Мильх: Также немного времени. Данию совсем за короткое время, так как Дания быстро сложила оружие, что касается Норвегии, то тоже несколько недель.

Джексон: И вы, давая эти показания, хотите уверить Трибунал, что все эти операции были неожиданными для офицеров военно-воздушных сил. Вы сказали, что каждая из них была неожиданностью для вас?

Мильх: Я сказал, что большой неожиданностью было начало войны. Вначале речь шла ведь только о Польше. Другие операции последовали много позже, и мы имели больше времени для подготовки к ним.

Джексон: Когда вы впервые встретили Германа Геринга?

Мильх: Кажется, в 1928 году.

Джексон: Какой пост он тогда занимал?

Мильх: Он был тогда депутатом рейхстага.

Джексон: Чем вы тогда занимались?

Мильх: Я был тогда руководителем германского авиационного общества, которое было гражданским транспортным учреждением.

Джексон: Беседовали ли вы с Герингом в то время относительно того, что должно быть сделано с военно-воздушными силами, если нацистская партия придет к власти?

Мильх: В то время еще нет.

Джексон: Когда вы впервые обсуждали этот вопрос с Герингом?

Мильх: По этому вопросу Геринг говорил со мной в 1932 году, когда планировался захват власти.

Уже тогда верили в то, что национал-социалисты вместе с другими партиями образуют правительство.
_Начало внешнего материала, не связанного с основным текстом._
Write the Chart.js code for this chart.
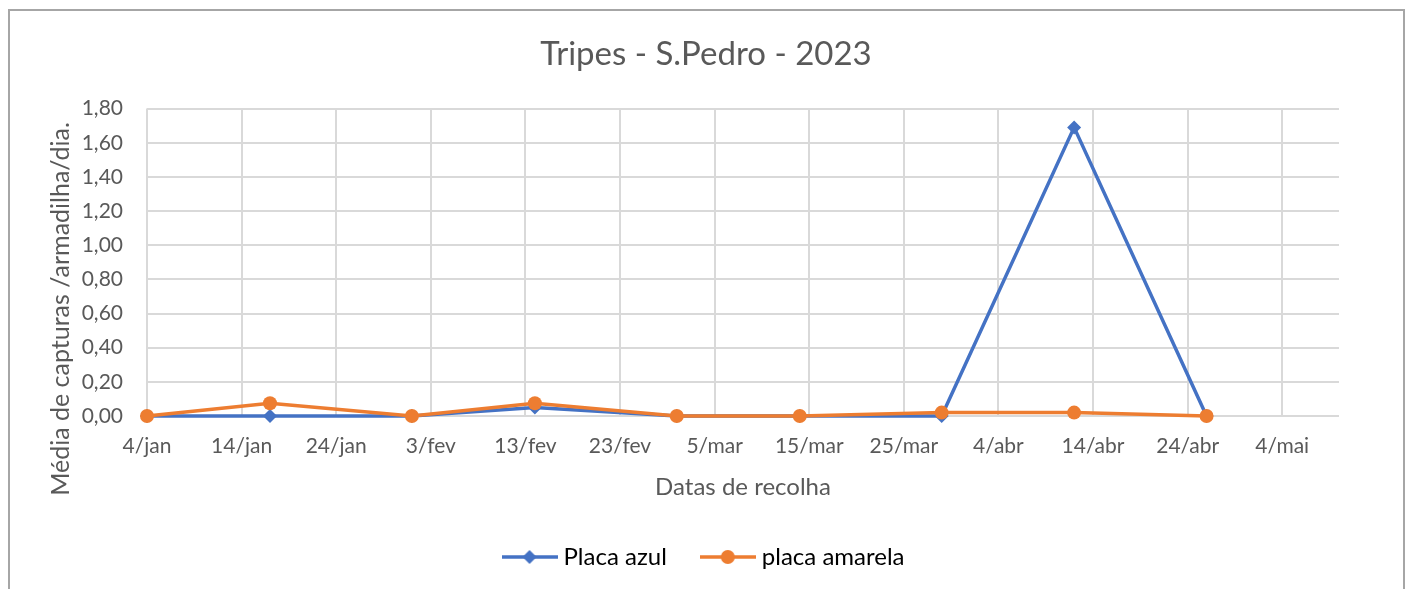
<!DOCTYPE html>
<html lang="pt">
<head>
    <meta charset="UTF-8">
    <title>Tripes - S.Pedro - 2023</title>
    <script src="https://cdn.jsdelivr.net/npm/chart.js"></script>
    <style>
        html, body {
            margin: 0;
            padding: 0;
            background: #fff;
            overflow: hidden;
        }
        .wrap {
            position: relative;
            width: 1408px;
            height: 589px;
        }
        /* frame round the chart, bottom edge is off the picture */
        .frame {
            position: absolute;
            left: 8px;
            top: 9px;
            width: 1393px;
            height: 620px;
            border: 2px solid #a6a6a6;
            border-bottom: none;
        }
        #chart {
            position: absolute;
            left: 0;
            top: 0;
        }
    </style>
</head>
<body>
    <div class="wrap">
        <div class="frame"></div>
        <canvas id="chart" width="1408" height="589"></canvas>
    </div>
    <script>
        // collection dates and averages per trap
        var collectDates = ['2023-01-04', '2023-01-17', '2023-02-01', '2023-02-14', '2023-03-01',
                            '2023-03-14', '2023-03-29', '2023-04-12', '2023-04-26'];
        var placaAzul    = [0, 0, 0, 0.05, 0, 0, 0, 1.69, 0];
        var placaAmarela = [0, 0.075, 0, 0.075, 0, 0, 0.02, 0.02, 0];
        var xTickLabels  = ['4/jan', '14/jan', '24/jan', '3/fev', '13/fev', '23/fev', '5/mar',
                            '15/mar', '25/mar', '4/abr', '14/abr', '24/abr', '4/mai'];
        var yTicks = [0, 0.2, 0.4, 0.6, 0.8, 1.0, 1.2, 1.4, 1.6, 1.8];
        var yTitle = 'Média de capturas /armadilha/dia.';

        // days counted from the first collection date
        var start = Date.parse(collectDates[0]);
        function dayOf(d) {
            return Math.round((Date.parse(d) - start) / 86400000);
        }
        var days = collectDates.map(dayOf);

        function toPoints(values) {
            return values.map(function(v, i) { return { x: days[i], y: v }; });
        }

        // little line + marker pictures for the legend
        function legendIcon(color, style) {
            var c = document.createElement('canvas');
            c.width = 56;
            c.height = 16;
            var g = c.getContext('2d');
            g.strokeStyle = color;
            g.lineWidth = 3.5;
            g.beginPath();
            g.moveTo(0, 8);
            g.lineTo(56, 8);
            g.stroke();
            g.fillStyle = color;
            g.beginPath();
            if (style === 'diamond') {
                g.moveTo(28, 1);
                g.lineTo(35, 8);
                g.lineTo(28, 15);
                g.lineTo(21, 8);
            } else {
                g.arc(28, 8, 7, 0, Math.PI * 2);
            }
            g.closePath();
            g.fill();
            return c;
        }
        var icons = [legendIcon('#4472c4', 'diamond'), legendIcon('#ed7d31', 'circle')];

        // the vertical title sits a bit lower than the plot centre in the original
        var yTitlePlugin = {
            id: 'yTitle',
            afterDraw: function(c) {
                var g = c.ctx;
                g.save();
                g.translate(61, 309);
                g.rotate(-Math.PI / 2);
                g.font = '25px Lato, "Open Sans", sans-serif';
                g.fillStyle = '#595959';
                g.textAlign = 'center';
                g.textBaseline = 'middle';
                g.fillText(yTitle, 0, 0);
                g.restore();
            }
        };

        Chart.defaults.font.family = 'Lato, "Open Sans", sans-serif';
        Chart.defaults.color = '#595959';

        var ctx = document.getElementById('chart').getContext('2d');
        var chart = new Chart(ctx, {
            type: 'line',
            data: {
                datasets: [{
                    label: 'Placa azul',
                    data: toPoints(placaAzul),
                    borderColor: '#4472c4',
                    backgroundColor: '#4472c4',
                    borderWidth: 3.5,
                    pointStyle: 'rectRot',
                    pointRadius: 7,
                    pointBorderWidth: 0,
                    pointHoverRadius: 7,
                    clip: false,
                    order: 1
                }, {
                    label: 'placa amarela',
                    data: toPoints(placaAmarela),
                    borderColor: '#ed7d31',
                    backgroundColor: '#ed7d31',
                    borderWidth: 3.5,
                    pointStyle: 'circle',
                    pointRadius: 7,
                    pointBorderWidth: 0,
                    pointHoverRadius: 7,
                    clip: false,
                    order: 0
                }]
            },
            plugins: [yTitlePlugin],
            options: {
                responsive: false,
                animation: false,
                layout: {
                    padding: { left: 8, right: 4, top: 0, bottom: 10 }
                },
                plugins: {
                    title: {
                        display: true,
                        text: 'Tripes - S.Pedro - 2023',
                        color: '#595959',
                        font: { size: 33, weight: 'normal' },
                        padding: { top: 35, bottom: 34 }
                    },
                    legend: {
                        position: 'bottom',
                        labels: {
                            color: '#000',
                            font: { size: 24 },
                            usePointStyle: true,
                            pointStyleWidth: 44,
                            padding: 39,
                            sort: function(a, b) { return a.datasetIndex - b.datasetIndex; },
                            generateLabels: function(c) {
                                var items = Chart.defaults.plugins.legend.labels.generateLabels(c);
                                items.forEach(function(it) { it.pointStyle = icons[it.datasetIndex]; });
                                return items;
                            }
                        }
                    },
                    tooltip: { enabled: false }
                },
                scales: {
                    x: {
                        type: 'linear',
                        min: 0,
                        max: 126,
                        afterFit: function(s) { s.height = 90; },
                        afterBuildTicks: function(s) {
                            s.ticks = xTickLabels.map(function(l, i) { return { value: i * 10 }; });
                        },
                        ticks: {
                            includeBounds: false,
                            color: '#595959',
                            font: { size: 21 },
                            padding: 18,
                            maxRotation: 0,
                            autoSkip: false,
                            callback: function(v) { return xTickLabels[Math.round(v / 10)]; }
                        },
                        grid: { color: '#d9d9d9', lineWidth: 2, drawTicks: false },
                        border: { display: false },
                        title: {
                            display: true,
                            text: 'Datas de recolha',
                            color: '#595959',
                            font: { size: 24 },
                            padding: { top: 4, bottom: 4 }
                        }
                    },
                    y: {
                        min: 0,
                        max: 1.8,
                        afterFit: function(s) { s.width = 139; },
                        afterBuildTicks: function(s) {
                            s.ticks = yTicks.map(function(v) { return { value: v }; });
                        },
                        ticks: {
                            color: '#595959',
                            font: { size: 21 },
                            padding: 24,
                            callback: function(v) { return v.toFixed(2).replace('.', ','); }
                        },
                        grid: { color: '#d9d9d9', lineWidth: 2, drawTicks: false },
                        border: { display: false }
                    },
                    // empty strip on the right so the plot stops where the original does
                    yRight: {
                        position: 'right',
                        display: true,
                        min: 0,
                        max: 1.8,
                        afterFit: function(s) { s.width = 65; },
                        ticks: { display: false },
                        grid: { display: false, drawTicks: false },
                        border: { display: false }
                    }
                }
            }
        });
    </script>
</body>
</html>
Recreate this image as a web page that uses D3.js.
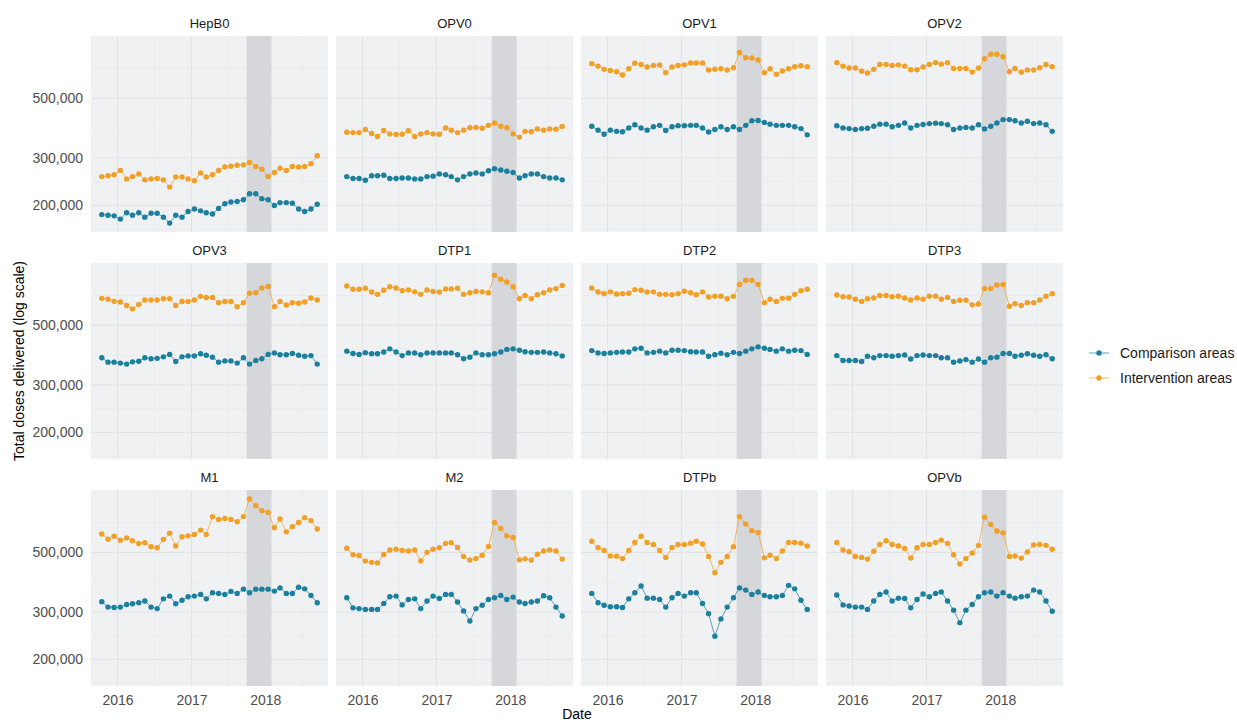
<!DOCTYPE html>
<html>
<head>
<meta charset="utf-8">
<script src="https://cdn.jsdelivr.net/npm/d3@7"></script>
<style>
  body { margin: 0; background: #fff; }
  svg { font-family: "Liberation Sans", Arial, sans-serif; }
</style>
</head>
<body>
<svg id="chart" width="1237" height="722"></svg>
<script>
// monthly points, Oct 2015 - Sep 2018
const months = ["2015-10","2015-11","2015-12","2016-01","2016-02","2016-03","2016-04","2016-05","2016-06",
  "2016-07","2016-08","2016-09","2016-10","2016-11","2016-12","2017-01","2017-02","2017-03","2017-04",
  "2017-05","2017-06","2017-07","2017-08","2017-09","2017-10","2017-11","2017-12","2018-01","2018-02",
  "2018-03","2018-04","2018-05","2018-06","2018-07","2018-08","2018-09"]

const vaccines = ["HepB0","OPV0","OPV1","OPV2","OPV3","DTP1","DTP2","DTP3","M1","M2","DTPb","OPVb"]
const seriesNames = ["Comparison areas", "Intervention areas"]
const yTicks = [200000, 300000, 500000]
const xTicks = ["2016-01-01", "2017-01-01", "2018-01-01"]
const shade = ["2017-10-01", "2018-02-01"]

// doses, thousands
const hepb0Comp = [185,184,183,178,188,184,188,181,187,187,181,172,184,181,190,194,191,188,186,195,203,206,207,210,221,221,212,210,200,205,205,204,194,190,194,202]
const hepb0Intv = [256,258,260,270,251,256,262,249,251,252,249,234,255,255,251,247,264,255,260,270,278,280,282,283,289,279,273,256,265,275,270,279,278,279,286,306]
const opv0Comp = [256,252,252,248,258,258,259,252,252,253,253,251,251,256,257,262,260,256,249,256,262,264,262,269,274,271,268,265,253,258,262,262,256,253,253,249]
const opv0Intv = [374,373,373,383,370,361,380,369,367,368,379,361,369,373,369,368,388,381,373,381,389,390,387,397,405,394,389,369,359,377,376,385,381,385,384,393]
const opv1Comp = [394,381,368,381,377,376,388,399,388,381,392,397,380,392,396,396,397,397,388,375,383,392,383,392,383,397,413,414,407,401,397,397,397,392,386,366]
const opv1Intv = [673,659,641,635,628,611,644,675,668,654,663,665,623,654,663,666,677,677,677,637,642,644,637,650,740,708,706,694,623,644,614,632,644,656,661,656]
const opv2Comp = [396,388,386,383,386,387,394,401,401,392,397,405,388,397,400,403,404,403,399,383,388,390,388,399,385,394,405,417,417,413,405,411,403,405,399,377]
const opv2Intv = [679,659,648,648,631,621,641,668,668,663,666,659,639,639,654,668,679,670,679,646,646,646,626,648,702,729,729,714,628,646,625,637,637,650,668,656]
const opv3Comp = [379,365,365,362,359,366,368,379,376,377,382,390,367,382,385,385,392,387,381,365,369,369,362,379,359,370,376,390,395,389,389,393,387,384,386,359]
const opv3Intv = [630,625,614,611,593,576,598,621,621,621,628,628,593,613,613,621,641,635,635,607,613,613,586,607,658,661,688,698,586,613,595,607,604,611,632,621]
const dtp1Comp = [401,393,390,396,392,392,398,409,398,386,395,395,389,395,395,395,395,395,389,376,381,395,389,389,392,398,407,409,404,399,397,397,398,395,392,385]
const dtp1Intv = [700,681,681,687,665,652,675,696,688,673,677,666,652,677,668,665,683,683,687,652,661,668,666,661,767,742,725,696,628,646,628,650,661,677,685,704]
const dtp2Comp = [403,395,393,395,397,398,398,409,411,395,397,401,395,404,404,403,399,398,398,384,389,394,389,397,393,401,409,416,411,407,401,409,401,404,403,390]
const dtp2Intv = [688,665,656,666,654,656,658,679,675,665,666,652,652,650,656,670,661,650,666,637,642,642,628,641,710,736,736,710,607,625,613,630,631,652,673,681]
const dtp3Comp = [386,370,370,370,367,384,379,386,386,384,386,388,375,386,388,386,386,379,379,365,369,373,365,375,365,379,381,393,393,384,387,392,387,384,389,376]
const dtp3Intv = [648,639,637,625,613,628,632,646,646,639,642,632,621,632,625,642,642,625,635,613,620,620,596,600,685,685,706,710,589,602,593,607,607,621,642,656]
const m1Comp = [328,313,312,313,320,322,325,330,313,309,336,344,322,332,342,344,349,336,354,352,349,358,352,365,354,365,365,365,359,369,352,352,371,366,346,325]
const m1Intv = [585,560,574,555,566,552,540,543,525,520,559,589,528,572,576,583,605,583,679,663,668,663,650,679,790,745,714,704,617,665,596,623,646,673,656,611]
const m2Comp = [339,311,309,307,307,307,323,342,344,319,334,336,309,330,344,337,349,349,327,303,278,309,318,334,339,346,334,341,327,323,327,330,345,339,313,290]
const m2Intv = [518,490,487,464,459,457,491,510,514,508,506,510,465,500,514,520,540,543,521,483,468,474,488,526,646,613,576,568,469,473,468,492,506,510,506,472]
const dtpbComp = [352,325,318,314,314,312,336,354,375,338,338,334,313,339,352,344,354,354,323,296,244,283,313,339,369,362,349,356,346,342,342,346,377,366,332,307]
const dtpbIntv = [550,520,508,485,484,474,508,544,574,544,535,508,479,521,535,535,541,550,537,483,420,459,483,525,679,637,602,593,477,488,474,506,544,544,541,528]
const opvbComp = [347,319,316,313,313,307,330,349,356,330,338,337,311,334,350,342,352,356,330,305,274,305,320,342,354,356,344,354,344,338,342,344,362,356,330,302]
const opvbIntv = [544,510,503,483,479,472,505,535,552,535,528,517,476,520,535,535,544,555,540,490,453,474,497,531,675,635,600,591,483,485,476,502,533,535,531,514]

const comparison = [hepb0Comp, opv0Comp, opv1Comp, opv2Comp, opv3Comp, dtp1Comp, dtp2Comp, dtp3Comp, m1Comp, m2Comp, dtpbComp, opvbComp]
const intervention = [hepb0Intv, opv0Intv, opv1Intv, opv2Intv, opv3Intv, dtp1Intv, dtp2Intv, dtp3Intv, m1Intv, m2Intv, dtpbIntv, opvbIntv]

const colors = ["#1b7f9e", "#f19f26"]

// layout
const left0 = 91, top0 = 36, pw = 237, ph = 196, gapX = 8, gapY = 31, ncol = 4

const svg = d3.select("#chart")

const parseMonth = s => { const [y, m] = s.split("-").map(Number); return new Date(Date.UTC(y, m - 1, 15)) }
const parseDay = s => new Date(s + "T00:00:00Z")
const dates = months.map(parseMonth)

// x scale with 5% expansion like ggplot
const t0 = +dates[0], t1 = +dates[dates.length - 1]
const padX = (t1 - t0) * 0.05
const x = d3.scaleUtc().domain([new Date(t0 - padX), new Date(t1 + padX)]).range([0, pw])

// log y with 5% expansion in log space
const allVals = comparison.concat(intervention).flat().map(v => v * 1000)
const lo = d3.min(allVals), hi = d3.max(allVals)
const pad = Math.pow(hi / lo, 0.05)
const y = d3.scaleLog().domain([lo / pad, hi * pad]).range([ph, 0])

// minor breaks: midpoints in transformed space
const ext = [yTicks[0] * yTicks[0] / yTicks[1]].concat(yTicks, [yTicks[2] * yTicks[2] / yTicks[1]])
const yMinor = d3.pairs(ext).map(([a, b]) => Math.sqrt(a * b))
  .filter(v => v >= y.domain()[0] && v <= y.domain()[1])
const xMajor = xTicks.map(parseDay)
const xExt = [parseDay("2015-01-01")].concat(xMajor, [parseDay("2019-01-01")])
const xMinor = d3.pairs(xExt).map(([a, b]) => new Date((+a + +b) / 2))
  .filter(d => d >= x.domain()[0] && d <= x.domain()[1])

vaccines.forEach((name, i) => {
  const col = i % ncol, row = Math.floor(i / ncol)
  const g = svg.append("g")
    .attr("transform", `translate(${left0 + col * (pw + gapX)},${top0 + row * (ph + gapY)})`)

  g.append("rect").attr("width", pw).attr("height", ph).attr("fill", "#eff1f2")

  g.selectAll(".ymin").data(yMinor).enter().append("line")
    .attr("x1", 0).attr("x2", pw).attr("y1", d => y(d)).attr("y2", d => y(d))
    .attr("stroke", "#e6e8ea").attr("stroke-width", 0.6)
  g.selectAll(".xmin").data(xMinor).enter().append("line")
    .attr("y1", 0).attr("y2", ph).attr("x1", d => x(d)).attr("x2", d => x(d))
    .attr("stroke", "#e6e8ea").attr("stroke-width", 0.6)
  g.selectAll(".ymaj").data(yTicks).enter().append("line")
    .attr("x1", 0).attr("x2", pw).attr("y1", d => y(d)).attr("y2", d => y(d))
    .attr("stroke", "#e1e3e6").attr("stroke-width", 1.1)
  g.selectAll(".xmaj").data(xMajor).enter().append("line")
    .attr("y1", 0).attr("y2", ph).attr("x1", d => x(d)).attr("x2", d => x(d))
    .attr("stroke", "#e1e3e6").attr("stroke-width", 1.1)

  g.append("rect")
    .attr("x", x(parseDay(shade[0]))).attr("width", x(parseDay(shade[1])) - x(parseDay(shade[0])))
    .attr("y", 0).attr("height", ph).attr("fill", "#d5d7da")

  // strip label
  g.append("text").attr("x", pw / 2).attr("y", -8).attr("text-anchor", "middle")
    .attr("font-size", 13).attr("fill", "#1a1a1a").text(name)

  const line = d3.line().x((d, j) => x(dates[j])).y(d => y(d * 1000))
  ;[comparison[i], intervention[i]].forEach((vals, s) => {
    g.append("path").datum(vals).attr("d", line)
      .attr("fill", "none").attr("stroke", colors[s]).attr("stroke-width", 1).attr("stroke-opacity", 0.7)
    g.selectAll(".pt" + s).data(vals).enter().append("circle")
      .attr("cx", (d, j) => x(dates[j])).attr("cy", d => y(d * 1000)).attr("r", 2.7)
      .attr("fill", colors[s])
  })

  if (col === 0) {
    const ya = g.append("g").call(d3.axisLeft(y).tickValues(yTicks).tickSize(0).tickPadding(8)
      .tickFormat(d3.format(",")))
    ya.select(".domain").remove()
    ya.selectAll("text").attr("font-size", 14).attr("fill", "#4d4d4d")
      .attr("font-family", "Liberation Sans, Arial, sans-serif")
  }
  if (row === 2) {
    const xa = g.append("g").attr("transform", `translate(0,${ph})`)
      .call(d3.axisBottom(x).tickValues(xMajor).tickSize(0).tickPadding(9).tickFormat(d3.utcFormat("%Y")))
    xa.select(".domain").remove()
    xa.selectAll("text").attr("font-size", 14).attr("fill", "#4d4d4d")
      .attr("font-family", "Liberation Sans, Arial, sans-serif")
  }
})

// axis titles
const plotW = ncol * pw + (ncol - 1) * gapX
svg.append("text").attr("x", left0 + plotW / 2).attr("y", 719).attr("text-anchor", "middle")
  .attr("font-size", 14).attr("fill", "#000").text("Date")
svg.append("text").attr("transform", `translate(24,${top0 + (3 * ph + 2 * gapY) / 2}) rotate(-90)`)
  .attr("text-anchor", "middle").attr("font-size", 14).attr("fill", "#000")
  .text("Total doses delivered (log scale)")

// legend
const leg = svg.append("g").attr("transform", "translate(1089,353)")
seriesNames.forEach((nm, s) => {
  const lg = leg.append("g").attr("transform", `translate(0,${s * 25})`)
  lg.append("line").attr("x1", 0).attr("x2", 20).attr("stroke", colors[s]).attr("stroke-width", 1).attr("stroke-opacity", 0.7)
  lg.append("circle").attr("cx", 10).attr("r", 2.7).attr("fill", colors[s])
  lg.append("text").attr("x", 31).attr("dy", "0.35em").attr("font-size", 14).attr("fill", "#1a1a1a").text(nm)
})
</script>
</body>
</html>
Однажды Геринг сказал мне, что если бы у власти находилось правительство, в которое войдут национал-социалисты, то для Германии вновь открылась бы возможность вооружаться.

Джексон: После этого вы стали членом нацистской партии, — не так ли?

Мильх: Я вступил в партию после 1933 года, но, став снова офицером, я тем самым перестал быть в партии.

Джексон: Чтобы вступить в партию, вы ждали того момента, когда нацисты придут к власти?

Мильх: Да, так точно.

Джексон: Припомните ли вы беседу с Герингом 28 января 1933 года?

Мильх: Да.

Джексон: Где она состоялась?

Мильх: У меня дома.

…Джексон: Расскажите Трибуналу о содержании этой беседы.

Мильх: Геринг мне рассказал, что вместе с другими имевшими вес партиями подписано соглашение о сформировании коалиционного правительства с участием национал-социалистов и что рейхспрезидент Гинденбург согласен с назначением Гитлера рейхсканцлером. Он меня спросил, готов ли я принять участие в создании министерства авиации? Я ему тогда предложил вместо себя двух других лиц, так как я не хотел покидать германское авиационное общество. Геринг отклонил мое предложение и настаивал на моем сотрудничестве.

Джексон: И вы согласились?

Мильх: Я просил разрешения подумать над этим вопросом. Кроме того, я сказал Герингу, что мое согласие будет зависеть от того, станет ли настаивать на моем сотрудничестве Гитлер.

Джексон: Что же сделал Гитлер?

Мильх: Я принял это предложение 30 числа после того, как Гитлер заявил мне, что ему необходимы мои технические знания и навыки в области авиации.

Джексон: Значит в тот день, когда нацистская партия пришла к власти, вы приняли на себя задачу строительства нацистских военно-воздушных сил, — не так ли?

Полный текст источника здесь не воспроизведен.